TBILISI (Combined Sources) — Armenia and neighboring Iran have struck a deal to construct a $240 million oil pipeline connecting the two countries, the Xinhua News Agency reported, citing Armenian and Iranian news reports.
Iranian Oil Minister Massoud Mirkazemi announced the news to reporters on the sidelines of a meeting in Tehran Saturday with visiting Armenian Energy and Natural Resources Minister Armen Movsisian, the Tehran Times reported.
Local Armenian media, meanwhile, reported that the deal had been reached during a recent trip to Iran by Armenian Energy Minister Armen Movsisyan, who met his Iranian counterpart Massoud Mirkazemi in Tehran.
The Armenian reports quoted Iranian Oil Minister Massoud Mirkazemi as saying that the agreed oil pipeline will start from Iran’s northwestern town of Tabriz and run into Armenia to assist the country with its petro-chemical product needs.

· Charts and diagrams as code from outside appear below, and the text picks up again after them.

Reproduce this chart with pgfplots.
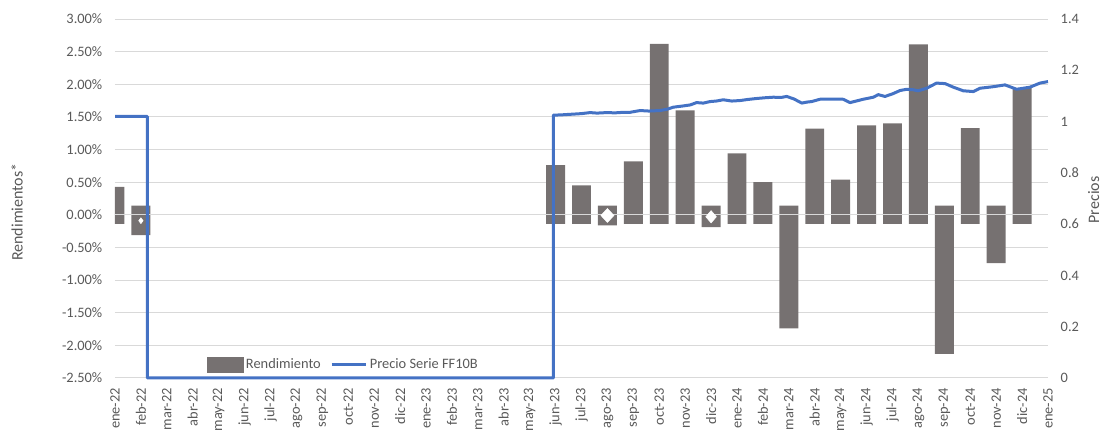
\documentclass[border=0pt]{standalone}
\usepackage{fontspec}
\setmainfont{Carlito}
\usepackage{pgfplots}
\pgfplotsset{compat=1.18}
\usepackage{pgfplotstable}
\definecolor{barc}{HTML}{767171}
\definecolor{linec}{HTML}{4472C4}
\definecolor{gridc}{HTML}{D9D9D9}
\definecolor{txtc}{HTML}{595959}

% base: opposite end of each floating bar; top: value end
\pgfplotstableread{
x base top
0 -0.14 0.43
1 0.14 -0.31
17 -0.14 0.76
18 -0.14 0.45
19 0.14 -0.16
20 -0.14 0.82
21 -0.14 2.62
22 -0.14 1.60
23 0.14 -0.19
24 -0.14 0.94
25 -0.14 0.50
26 0.14 -1.74
27 -0.14 1.32
28 -0.14 0.54
29 -0.14 1.37
30 -0.14 1.40
31 -0.14 2.61
32 0.14 -2.13
33 -0.14 1.33
34 0.14 -0.74
35 -0.14 1.94
}\bars

\pgfplotstableread{
x p
0 1.020
1.25 1.020
1.25 0
16.91 0
16.91 1.025
17.2 1.026
17.68 1.029
18.0 1.031
18.33 1.035
18.6 1.033
18.97 1.035
19.3 1.034
19.6 1.036
19.87 1.036
20.26 1.043
20.6 1.041
21.03 1.043
21.3 1.048
21.54 1.056
21.93 1.061
22.2 1.065
22.44 1.074
22.7 1.072
22.96 1.078
23.2 1.080
23.47 1.085
23.8 1.080
24.12 1.082
24.4 1.086
24.76 1.090
25.1 1.093
25.40 1.095
25.7 1.094
25.92 1.098
26.2 1.088
26.50 1.072
26.7 1.076
26.88 1.078
27.20 1.087
27.6 1.088
28.10 1.087
28.36 1.074
28.6 1.080
28.87 1.087
29.26 1.095
29.45 1.105
29.71 1.098
30.0 1.108
30.29 1.121
30.55 1.126
30.8 1.124
30.99 1.120
31.32 1.130
31.70 1.150
32.03 1.148
32.35 1.134
32.73 1.120
33.12 1.117
33.38 1.130
33.89 1.136
34.34 1.143
34.79 1.126
35.30 1.134
35.69 1.150
36.0 1.156
}\price

\pgfplotsset{
  basestyle/.style={
    scale only axis, width=699.75pt, height=269.25pt,
    xmin=0, xmax=36, at={(0,0)}, anchor=south west,
    axis line style={draw=none}, major tick length=0pt,
    tick label style={font=\fontsize{10.8}{13}\selectfont, text=txtc},
    /pgf/number format/assume math mode=true,
  }
}

\begin{document}
\begin{tikzpicture}
\begin{axis}[basestyle,
  ymin=-2.5, ymax=3, ytick={-2.5,-2,...,3},
  ymajorgrids, grid style={gridc, line width=0.75pt},
  yticklabel={\pgfmathprintnumber[fixed,fixed zerofill,precision=2]{\tick}\%},
  yticklabel style={xshift=-6pt},
  xtick={0,...,36},
  xticklabels={ene-22,feb-22,mar-22,abr-22,may-22,jun-22,jul-22,ago-22,sep-22,oct-22,nov-22,dic-22,ene-23,feb-23,mar-23,abr-23,may-23,jun-23,jul-23,ago-23,sep-23,oct-23,nov-23,dic-23,ene-24,feb-24,mar-24,abr-24,may-24,jun-24,jul-24,ago-24,sep-24,oct-24,nov-24,dic-24,ene-25},
  xticklabel style={yshift=-4pt, rotate=90, anchor=east},
  ylabel={Rendimientos*},
  ylabel style={at={(axis description cs:-0.105,0.462)}, anchor=center, font=\fontsize{12}{14}\selectfont, text=txtc},
  ybar, bar width=14.2pt, bar shift=0pt,
]
\addplot[fill=barc, draw=none] table[x=x, y=base] {\bars};
\addplot[fill=barc, draw=none] table[x=x, y=top] {\bars};
\end{axis}

\begin{axis}[basestyle, hide axis, ymin=-2.5, ymax=3]
\addplot[gridc, line width=0.75pt] coordinates {(0,0) (36,0)};
\addplot[only marks, mark=diamond*, mark size=5.2pt, mark options={fill=white, draw=white, xscale=1.25}] coordinates {(19,-0.01)};
\addplot[only marks, mark=diamond*, mark size=4.6pt, mark options={fill=white, draw=white, xscale=1.15}] coordinates {(23,-0.03)};
\addplot[only marks, mark=diamond*, mark size=2.2pt, mark options={fill=white, draw=white}] coordinates {(1,-0.09)};
\end{axis}

\begin{axis}[basestyle, clip=false,
  ymin=0, ymax=1.4, ytick={0,0.2,...,1.4},
  yticklabel pos=right, xtick=\empty,
  yticklabel style={xshift=6pt},
  ylabel={Precios},
  ylabel style={at={(axis description cs:1.049,0.496)}, anchor=center, font=\fontsize{12}{14}\selectfont, text=txtc},
  legend style={at={(0.245,0.0376)}, anchor=center, draw=none, fill=none,
    font=\fontsize{10.8}{13}\selectfont, text=txtc, inner sep=0pt,
    /tikz/every even column/.append style={column sep=5pt}},
  legend columns=2,
]
\addlegendimage{legend image code/.code={\fill[barc] (0pt,-5.6pt) rectangle (27pt,5.6pt);}}
\addlegendentry{Rendimiento}
\addplot[linec, line width=2.25pt, line join=round,
  legend image code/.code={\draw[linec, line width=2.25pt] (0pt,0pt) -- (25.5pt,0pt);}] table[x=x, y=p] {\price};
\addlegendentry{Precio Serie FF10B}
\end{axis}
\pgfresetboundingbox
\path[use as bounding box] (-86.25pt,-39.75pt) rectangle (741pt,283.5pt);
\end{tikzpicture}
\end{document}
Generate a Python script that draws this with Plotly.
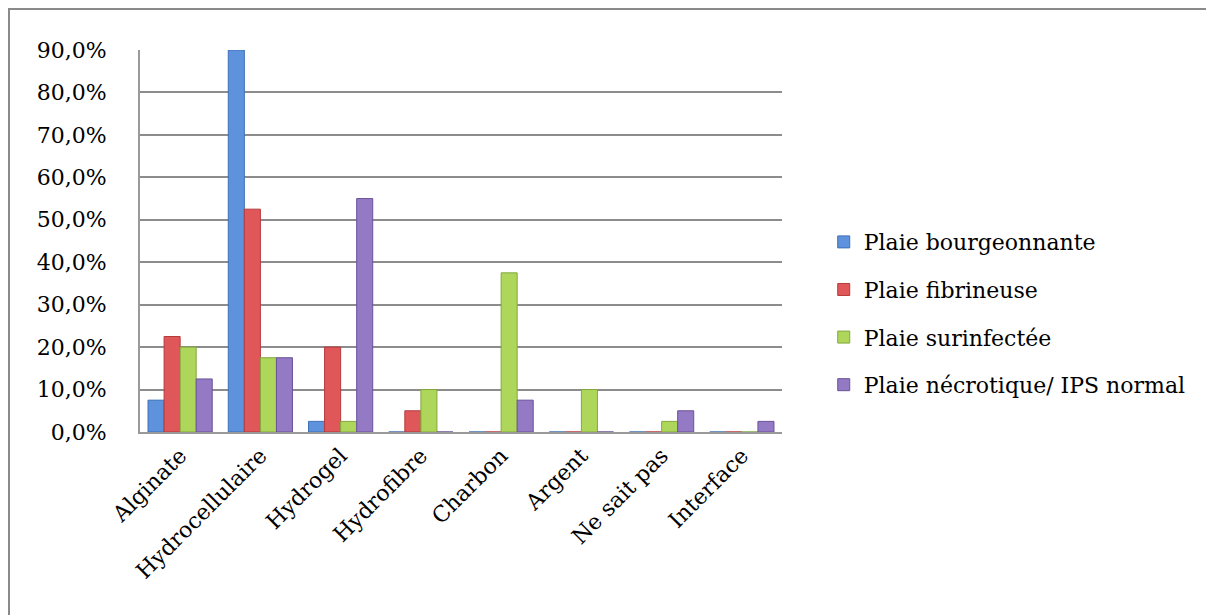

The Iranian official said that the volume and value of the oil to be delivered to Armenia through the pipeline would be finalized in the near future.
There is already a natural gas pipeline between Iran and Armenia, which receives some of its gas supplies from Iran. The land-locked South Caucasus country, however, relies mainly on Russian natural gas that reaches Armenia also through pipeline traversing Georgia.
Iran and Armenia have in recent years expanded cooperation in different fields, particularly through swapping electricity for natural gas. Iran mainly exports natural gas to Armenia and imports power supplies from the Caucasian state through two transfer lines with a total power transfer capacity of 220kw/ph at present.
In October, the two sides agreed to form a joint working group to explore expanding cooperation in water and renewable energy resources. The agreement was made at a meeting between Iranian Minister of Energy Majid Namjou and his Armenian counterpart in Tehran.
Meanwhile, Iran’s Minister of Culture and Islamic Guidance Mohammad Hosseini was in Armenia on Monday, where he spoke a group of Armenian authors and intellectuals about expanding cultural ties between the two countries.
He expressed hope that the Armenian poets he was speaking to would attend an upcoming international conference in Iran about the Islamic republic’s historic role in world poetry.
“During recent years, a group of Iranian playwrights as well as young Iranian authors visited Armenia. We decided to published precious Iranian works in Armenian and on the other hand render Armenian works into Persian and release them in Iran,” he said.